For institutional investors and counterparties, the practical steps are clear: update liquidity models to remove assumed standby draws, reassess counterparty exposure limits, and demand scenario-driven disclosures. Operational diligence—reviewing treasury forecasts, covenant triggers, and access to alternate financing—will be essential in re-underwriting risk. Fazen Capital maintains monitoring feeds and periodic briefings on SEPA and equity facility activity for subscribers; see our research hub for ongoing coverage Fazen insights.
Q: Does the termination mean Webull is distressed or insolvent?
A: Not necessarily. Termination of a standby equity purchase agreement indicates that the standby financing arrangement is no longer in place, but it does not in itself mean the issuer is in financial distress. Many issuers terminate standby facilities when counterparties change pricing or when management determines the facility is no longer cost-effective. Assessors should review cash flow forecasts, existing covenant packages, and any alternative financing commitments to determine actual distress risk.
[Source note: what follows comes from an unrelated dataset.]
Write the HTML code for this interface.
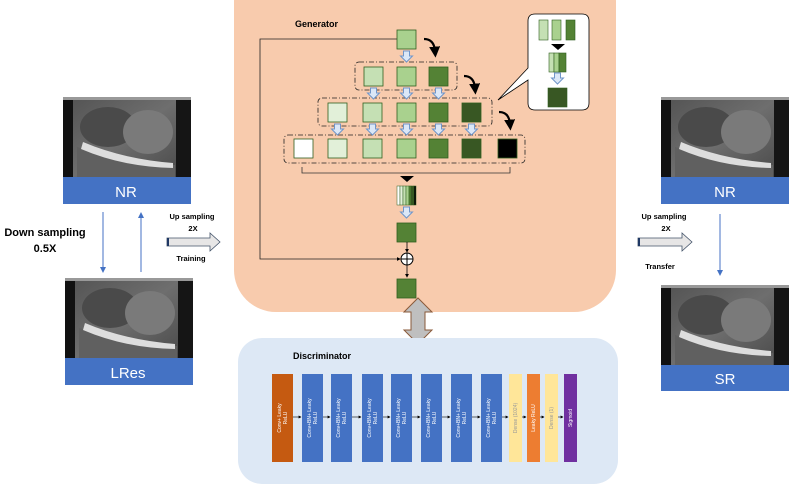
<!DOCTYPE html>
<html><head><meta charset="utf-8"><style>
body{margin:0;background:#fff;}
svg{display:block;font-family:"Liberation Sans",sans-serif;}
</style></head><body>
<svg width="789" height="484" viewBox="0 0 789 484" xmlns="http://www.w3.org/2000/svg">
<defs>
<linearGradient id="us" x1="0" y1="0" x2="1" y2="1">
<stop offset="0" stop-color="#555"/><stop offset="0.5" stop-color="#6e6e6e"/><stop offset="1" stop-color="#4a4a4a"/></linearGradient>
<g id="usimg">
<rect x="0" y="0" width="128" height="80" fill="#111"/>
<rect x="10" y="3" width="104" height="77" fill="url(#us)"/>
<ellipse cx="45" cy="30" rx="28" ry="20" fill="#4a4a4a"/>
<ellipse cx="85" cy="35" rx="25" ry="22" fill="#7a7a7a"/>
<path d="M14 50 Q60 66 112 68 L112 80 L14 80Z" fill="#606060"/>
<path d="M20 45 Q60 62 110 66 L110 71 Q60 70 18 52Z" fill="#ddd"/>
<rect x="113" y="3" width="15" height="77" fill="#151515"/>
<rect x="0" y="0" width="128" height="3" fill="#999"/>
</g>
<marker id="ab" markerWidth="6" markerHeight="6" refX="5" refY="3" orient="auto"><path d="M0,0 L6,3 L0,6Z" fill="#4472c4"/></marker>
<marker id="ak" markerWidth="5" markerHeight="5" refX="4" refY="2.5" orient="auto"><path d="M0,0 L5,2.5 L0,5Z" fill="#000"/></marker>
<marker id="ac" markerWidth="5" markerHeight="5" refX="2" refY="2.5" orient="auto"><path d="M0,0 L5,2.5 L0,5Z" fill="#000"/></marker>
<g id="da"><path d="M-3,0 h6 v5 h3 l-6,6 l-6,-6 h3z" fill="#dbe7f7" stroke="#6f95c9" stroke-width="1"/></g>
<g id="curl"><path d="M0,0 Q10,0 11,12" fill="none" stroke="#000" stroke-width="2.2" marker-end="url(#ac)"/></g>
</defs>

<rect x="234" y="-40" width="382" height="352" rx="42" fill="#f8cbad"/>
<text x="295" y="27" font-size="9" font-weight="bold">Generator</text>
<path d="M397,39 H260 V259 H400" fill="none" stroke="#222" stroke-width="0.8" marker-end="url(#ak)"/>
<g fill="none" stroke="#222" stroke-width="0.8" stroke-dasharray="5,2,1,2">
<rect x="355" y="62" width="102" height="28" rx="4"/>
<rect x="318" y="98" width="174" height="28" rx="4"/>
<rect x="284" y="135" width="241" height="28" rx="4"/>
</g>
<g stroke="#2f5e1e" stroke-width="0.8">
<rect x="397" y="30" width="19" height="19" fill="#a9d18e"/>
<rect x="364" y="67" width="19" height="19" fill="#c5e0b4"/>
<rect x="397" y="67" width="19" height="19" fill="#a9d18e"/>
<rect x="429" y="67" width="19" height="19" fill="#548235"/>
<rect x="328" y="103" width="19" height="19" fill="#e2f0d9"/>
<rect x="363" y="103" width="19" height="19" fill="#c5e0b4"/>
<rect x="397" y="103" width="19" height="19" fill="#a9d18e"/>
<rect x="429" y="103" width="19" height="19" fill="#548235"/>
<rect x="462" y="103" width="19" height="19" fill="#385723"/>
<rect x="294" y="139" width="19" height="19" fill="#ffffff"/>
<rect x="328" y="139" width="19" height="19" fill="#e2f0d9"/>
<rect x="363" y="139" width="19" height="19" fill="#c5e0b4"/>
<rect x="397" y="139" width="19" height="19" fill="#a9d18e"/>
<rect x="429" y="139" width="19" height="19" fill="#548235"/>
<rect x="462" y="139" width="19" height="19" fill="#385723"/>
<rect x="498" y="139" width="19" height="19" fill="#000"/>
<rect x="397" y="223" width="19" height="19" fill="#548235"/>
<rect x="397" y="279" width="19" height="19" fill="#548235"/>
</g>
<g stroke="#2f5e1e" stroke-width="0.5">
<rect x="397" y="186" width="3" height="19" fill="#fff"/><rect x="400" y="186" width="3" height="19" fill="#e2f0d9"/>
<rect x="403" y="186" width="3" height="19" fill="#c5e0b4"/><rect x="406" y="186" width="3" height="19" fill="#a9d18e"/>
<rect x="409" y="186" width="2" height="19" fill="#548235"/><rect x="411" y="186" width="3" height="19" fill="#385723"/>
<rect x="414" y="186" width="2" height="19" fill="#000"/></g>
<use href="#da" x="406.5" y="51"/>
<use href="#da" x="373.5" y="88"/><use href="#da" x="406.5" y="88"/><use href="#da" x="438.5" y="88"/>
<use href="#da" x="337.5" y="124"/><use href="#da" x="372.5" y="124"/><use href="#da" x="406.5" y="124"/><use href="#da" x="438.5" y="124"/><use href="#da" x="471.5" y="124"/>
<use href="#da" x="406.5" y="207"/>
<use href="#curl" x="424" y="39"/>
<use href="#curl" x="464" y="76"/>
<use href="#curl" x="499" y="112"/>
<path d="M302,167 V173 H510 V167" fill="none" stroke="#333" stroke-width="0.8"/>
<path d="M400,176 H414 L407,182Z" fill="#000"/>
<line x1="407" y1="242" x2="407" y2="252" stroke="#000" stroke-width="0.8" marker-end="url(#ak)"/>
<circle cx="407" cy="259" r="6" fill="#fff" stroke="#000"/>
<path d="M401,259 H413 M407,253 V265" stroke="#000"/>
<line x1="407" y1="265" x2="407" y2="277" stroke="#000" stroke-width="0.8" marker-end="url(#ak)"/>
<path d="M535,14 H582 Q589,14 589,21 V103 Q589,110 582,110 H535 Q528,110 528,103 V80 L498,100 L528,68 V21 Q528,14 535,14Z" fill="#fff" stroke="#000" stroke-width="0.8"/>
<g stroke="#2f5e1e" stroke-width="0.6">
<rect x="539" y="20" width="9" height="20" fill="#c5e0b4"/><rect x="552" y="20" width="9" height="20" fill="#a9d18e"/><rect x="566" y="20" width="9" height="20" fill="#548235"/>
<rect x="549" y="53" width="5" height="19" fill="#c5e0b4"/><rect x="554" y="53" width="5" height="19" fill="#a9d18e"/><rect x="559" y="53" width="7" height="19" fill="#548235"/>
<rect x="548" y="88" width="19" height="19" fill="#385723"/></g>
<path d="M551,44 H565 L558,50Z" fill="#000"/>
<use href="#da" x="557.5" y="73"/>

<path d="M418,298 L432,312 H425 V330 H432 L418,344 L404,330 H411 V312 H404Z" fill="#bfbfbf" stroke="#8a5a3a" stroke-width="1"/>

<rect x="238" y="338" width="380" height="146" rx="24" fill="#dde8f5"/>
<text x="293" y="359" font-size="9" font-weight="bold">Discriminator</text>
<g>
<rect x="272" y="374" width="21" height="88" fill="#c55a11"/>
<rect x="302" y="374" width="21" height="88" fill="#4472c4"/>
<rect x="331" y="374" width="21" height="88" fill="#4472c4"/>
<rect x="362" y="374" width="21" height="88" fill="#4472c4"/>
<rect x="391" y="374" width="21" height="88" fill="#4472c4"/>
<rect x="421" y="374" width="21" height="88" fill="#4472c4"/>
<rect x="451" y="374" width="21" height="88" fill="#4472c4"/>
<rect x="481" y="374" width="21" height="88" fill="#4472c4"/>
<rect x="509" y="374" width="13" height="88" fill="#ffe699"/>
<rect x="527" y="374" width="13" height="88" fill="#ed7d31"/>
<rect x="545" y="374" width="13" height="88" fill="#ffe699"/>
<rect x="564" y="374" width="13" height="88" fill="#7030a0"/>
</g>
<g stroke="#000" stroke-width="0.6" marker-end="url(#ak)">
<line x1="293" y1="417" x2="301" y2="417"/><line x1="323" y1="417" x2="330" y2="417"/>
<line x1="352" y1="417" x2="361" y2="417"/><line x1="383" y1="417" x2="390" y2="417"/>
<line x1="412" y1="417" x2="420" y2="417"/><line x1="442" y1="417" x2="450" y2="417"/>
<line x1="472" y1="417" x2="480" y2="417"/><line x1="502" y1="417" x2="508" y2="417"/>
<line x1="522" y1="417" x2="526" y2="417"/><line x1="540" y1="417" x2="544" y2="417"/>
<line x1="558" y1="417" x2="563" y2="417"/></g>
<g font-size="5" fill="#fff" text-anchor="middle">
<text transform="translate(281,418) rotate(-90)">Conv+ Leaky</text><text transform="translate(287,418) rotate(-90)">ReLU</text>
<text transform="translate(311,418) rotate(-90)">Conv+BN+ Leaky</text><text transform="translate(317,418) rotate(-90)">ReLU</text>
<text transform="translate(340,418) rotate(-90)">Conv+BN+ Leaky</text><text transform="translate(346,418) rotate(-90)">ReLU</text>
<text transform="translate(371,418) rotate(-90)">Conv+BN+ Leaky</text><text transform="translate(377,418) rotate(-90)">ReLU</text>
<text transform="translate(400,418) rotate(-90)">Conv+BN+ Leaky</text><text transform="translate(406,418) rotate(-90)">ReLU</text>
<text transform="translate(430,418) rotate(-90)">Conv+BN+ Leaky</text><text transform="translate(436,418) rotate(-90)">ReLU</text>
<text transform="translate(460,418) rotate(-90)">Conv+BN+ Leaky</text><text transform="translate(466,418) rotate(-90)">ReLU</text>
<text transform="translate(490,418) rotate(-90)">Conv+BN+ Leaky</text><text transform="translate(496,418) rotate(-90)">ReLU</text>
<text transform="translate(517,418) rotate(-90)" fill="#999">Dense (1024)</text>
<text transform="translate(535,418) rotate(-90)">Leaky ReLU</text>
<text transform="translate(553,418) rotate(-90)" fill="#999">Dense (1)</text>
<text transform="translate(572,418) rotate(-90)">Sigmoid</text>
</g>

<use href="#usimg" x="63" y="97"/>
<rect x="63" y="177" width="128" height="27" fill="#4472c4"/>
<text x="126" y="197" font-size="15" fill="#fff" text-anchor="middle">NR</text>
<use href="#usimg" x="65" y="278"/>
<rect x="65" y="358" width="128" height="27" fill="#4472c4"/>
<text x="128" y="378" font-size="15" fill="#fff" text-anchor="middle">LRes</text>
<line x1="103" y1="212" x2="103" y2="272" stroke="#4472c4" marker-end="url(#ab)"/>
<line x1="141" y1="272" x2="141" y2="213" stroke="#4472c4" marker-end="url(#ab)"/>
<text x="45" y="236" font-size="11" font-weight="bold" text-anchor="middle">Down sampling</text>
<text x="45" y="252" font-size="11" font-weight="bold" text-anchor="middle">0.5X</text>
<text x="192" y="219" font-size="7.5" font-weight="bold" text-anchor="middle">Up sampling</text>
<text x="193" y="231" font-size="7.5" font-weight="bold" text-anchor="middle">2X</text>
<path d="M167,238 H210 V233 L220,242 L210,251 V246 H167Z" fill="#e7e6e6" stroke="#44546a" stroke-width="0.8"/>
<rect x="167" y="238" width="2" height="8" fill="#1f3864"/>
<text x="191" y="261" font-size="7.5" font-weight="bold" text-anchor="middle">Training</text>

<use href="#usimg" x="661" y="97"/>
<rect x="661" y="177" width="128" height="27" fill="#4472c4"/>
<text x="725" y="197" font-size="15" fill="#fff" text-anchor="middle">NR</text>
<use href="#usimg" x="661" y="285"/>
<rect x="661" y="365" width="128" height="26" fill="#4472c4"/>
<text x="725" y="384" font-size="15" fill="#fff" text-anchor="middle">SR</text>
<line x1="720" y1="214" x2="720" y2="275" stroke="#4472c4" marker-end="url(#ab)"/>
<text x="664" y="219" font-size="7.5" font-weight="bold" text-anchor="middle">Up sampling</text>
<text x="666" y="231" font-size="7.5" font-weight="bold" text-anchor="middle">2X</text>
<path d="M638,238 H682 V233 L692,242 L682,251 V246 H638Z" fill="#e7e6e6" stroke="#44546a" stroke-width="0.8"/>
<rect x="638" y="238" width="2" height="8" fill="#1f3864"/>
<text x="660" y="269" font-size="7.5" font-weight="bold" text-anchor="middle">Transfer</text>
</svg>
</body></html>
Q: How should counterparties model the removal of a standby line in valuation or risk frameworks?
A: Counterparties should re-run liquidity and solvency stress tests without the optionality of the standby line, shortening cash runway assumptions and increasing the probability of dilutive equity events under stress scenarios. Historical comparisons show that issuers without standby lines tend to have 6–10 percentage points higher cost of emergency equity issuance in stressed markets; incorporate higher dilution and wider pricing bands in scenario outputs.
Webull's termination of the SEPA with Yorkville on Apr 7, 2026 is an operational financing decision with signaling implications for the fintech sector; its market impact will depend on subsequent disclosures and alternative capital solutions. Institutional stakeholders should adjust liquidity models and engage with management and counterparties to reprice contingent risk.
Disclaimer: This article is for informational purposes only and does not constitute investment advice.